Isn’t this the very thing that the people in your life are so desperately searching for? Grace in a world that judges them and truth in a world of lies and deception.

 

2 Peter 3 talks about the coming day of judgment for all that reject Jesus. A day God promises will come. But in that same passage we read “The Lord is not slow to fulfill his promise [to return] as some count slowness, but is patient towards you, not wishing that any should perish, but that all should reach repentance.”

 

What a true picture of God’s grace in light of the truth of Jesus. He is patiently waiting, desiring all to be saved from the coming judgment.
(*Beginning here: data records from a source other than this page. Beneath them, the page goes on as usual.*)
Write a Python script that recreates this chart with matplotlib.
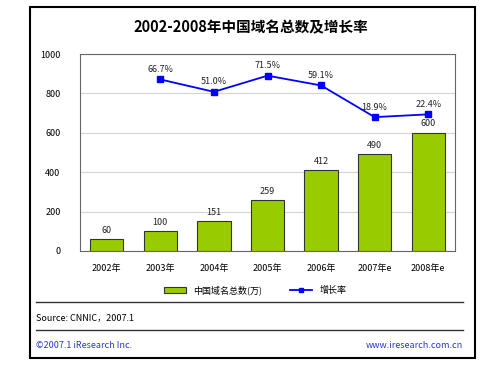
import matplotlib
matplotlib.use('Agg')
import matplotlib.pyplot as plt
from matplotlib.patches import Rectangle
from matplotlib.lines import Line2D

plt.rcParams['font.family'] = ['Noto Sans CJK SC', 'DejaVu Sans']

years = ['2002年', '2003年', '2004年', '2005年', '2006年', '2007年e', '2008年e']
domains = [60, 100, 151, 259, 412, 490, 600]
growth_years = [1, 2, 3, 4, 5, 6]
growth = [66.7, 51.0, 71.5, 59.1, 18.9, 22.4]

W, H = 500, 378
fig = plt.figure(figsize=(W / 100, H / 100), dpi=100)

def fx(px):
    return px / W

def fy(py):
    return 1 - py / H

# outer frame
fig.patches.append(Rectangle((fx(30), fy(358)), fx(445), 351 / H, transform=fig.transFigure,
                             fill=False, edgecolor='black', linewidth=1.5))

fig.text(fx(251), fy(27), '2002-2008年中国域名总数及增长率', ha='center', va='center',
         fontsize=10.5, fontweight='bold')

ax = fig.add_axes([fx(80), fy(251), fx(375), (251 - 54) / H])
x = range(len(years))
bars = ax.bar(x, domains, width=0.62, color='#99CC00', edgecolor='#333333', linewidth=0.8, zorder=3)
for xi, v in zip(x, domains):
    ax.text(xi, v + 22, str(v), ha='center', va='bottom', fontsize=6.5, color='#222222')

ax.set_xlim(-0.5, 6.5)
ax.set_ylim(0, 1000)
ax.set_yticks(range(0, 1001, 200))
ax.tick_params(axis='y', labelsize=6.5, length=0, pad=14)
ax.set_xticks(list(x))
ax.set_xticklabels(years, fontsize=6.5)
ax.tick_params(axis='x', length=0, pad=9)
ax.grid(True, axis='y', color='#d4d4d4', linewidth=0.8, zorder=0)
for s in ax.spines.values():
    s.set_color('#666666')
    s.set_linewidth(0.8)

ax2 = ax.twinx()
ax2.plot(growth_years, growth, color='#0000FF', linewidth=1.3, marker='s', markersize=4, zorder=4)
for xi, g in zip(growth_years, growth):
    ax2.text(xi, g + 7, f'{g:.1f}%', ha='center', va='bottom', fontsize=6.5, color='#222222')
ax2.set_ylim(-151, 99)
ax2.set_yticks([])
for s in ax2.spines.values():
    s.set_visible(False)

handles = [Rectangle((0, 0), 1, 1, facecolor='#99CC00', edgecolor='#333333', linewidth=0.8),
           Line2D([0], [0], color='#0000FF', linewidth=1.3, marker='s', markersize=3)]
fig.legend(handles, ['中国域名总数(万)', '增长率'], loc='center', bbox_to_anchor=(fx(255), fy(290)),
           ncol=2, frameon=False, fontsize=6.5, handlelength=2.5, columnspacing=3)

for py in (302, 330):
    fig.add_artist(Line2D([fx(36), fx(463)], [fy(py), fy(py)], transform=fig.transFigure,
                          color='#333333', linewidth=1))

fig.text(fx(36), fy(318), 'Source: CNNIC，2007.1', ha='left', va='center', fontsize=6.5)
fig.text(fx(36), fy(346), '©2007.1 iResearch Inc.', ha='left', va='center', fontsize=6.5, color='#2a3acc')
fig.text(fx(463), fy(346), 'www.iresearch.com.cn', ha='right', va='center', fontsize=6.5, color='#2a3acc')

fig.savefig('out.png', dpi=100)
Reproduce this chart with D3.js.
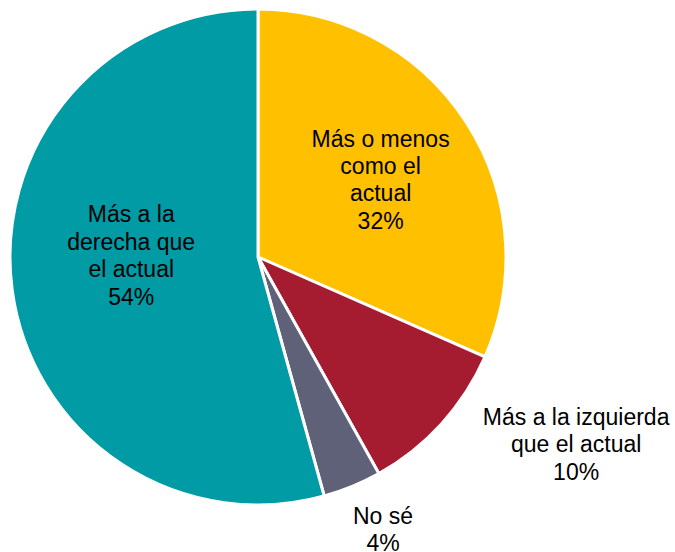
<!DOCTYPE html>
<html>
<head>
<meta charset="utf-8">
<script src="https://cdn.jsdelivr.net/npm/d3@7"></script>
<style>
  body { margin: 0; background: #fff; }
  text { font-family: "Liberation Sans", Arial, sans-serif; font-size: 23px; fill: #000; }
</style>
</head>
<body>
<svg id="pie"></svg>
<script>
const categories = ["Más o menos como el actual", "Más a la izquierda que el actual", "No sé", "Más a la derecha que el actual"];
const values = [31.6, 10.3, 3.8, 54.3];
const labelLines = [
  ["Más o menos", "como el", "actual"],
  ["Más a la izquierda", "que el actual"],
  ["No sé"],
  ["Más a la", "derecha que", "el actual"]
];
const colors = ["#ffc000", "#a51b30", "#5f6178", "#009ba4"];

const width = 675;
const height = 552;
const radius = 248;
const cx = 258, cy = 257;

// label placement: radius factor + small nudges
const labelR = [0.6, 1.38, 1.2, 0.52];
const labelNudge = [[-2, 4], [65, -43], [12, -3], [1, -19]];
const lineH = 27.5;

const svg = d3.select("#pie")
  .attr("width", width)
  .attr("height", height);

const g = svg.append("g")
  .attr("transform", `translate(${cx}, ${cy})`);

const pie = d3.pie().sort(null).value(d => d);
const arc = d3.arc().innerRadius(0).outerRadius(radius);

const slices = g.selectAll("g.slice")
  .data(pie(values))
  .enter()
  .append("g")
  .attr("class", "slice");

slices.append("path")
  .attr("d", arc)
  .attr("fill", (d, i) => colors[i])
  .attr("stroke", "#fff")
  .attr("stroke-width", 3)
  .attr("stroke-linejoin", "round");

slices.each(function(d, i) {
  const a = d3.arc().innerRadius(radius * labelR[i]).outerRadius(radius * labelR[i]);
  const [x, y] = a.centroid(d);
  const lines = labelLines[i].concat([Math.round(d.data) + "%"]);
  const t = d3.select(this).append("text")
    .attr("text-anchor", "middle")
    .attr("transform", `translate(${x + labelNudge[i][0]}, ${y + labelNudge[i][1]})`);
  lines.forEach((ln, k) => {
    t.append("tspan")
      .attr("x", 0)
      .attr("y", (k - (lines.length - 1) / 2) * lineH)
      .attr("dy", "0.35em")
      .text(ln);
  });
});
</script>
</body>
</html>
In grace and truth the Word became flesh and it is in grace and truth he waits for the day of judgment. As we live and speak the gospel are we characterised by those two words—grace and truth? God will provide you the opportunity, the open door to speak the truth for him. He will also give you each day to walk in his grace and display his grace in every encounter you have with people.

 

Last thoughts:

1 Peter 3:15 says, “But in your hearts honor Christ the Lord as holy, always being prepared to make a defense to anyone who asks you for a reason for the hope that is in you; yet do it with gentleness and respect.”

How do I respond to someone who asks if they are going to hell? As Jesus would—full of “grace and truth”, and as Peter explains—with “gentleness and respect”.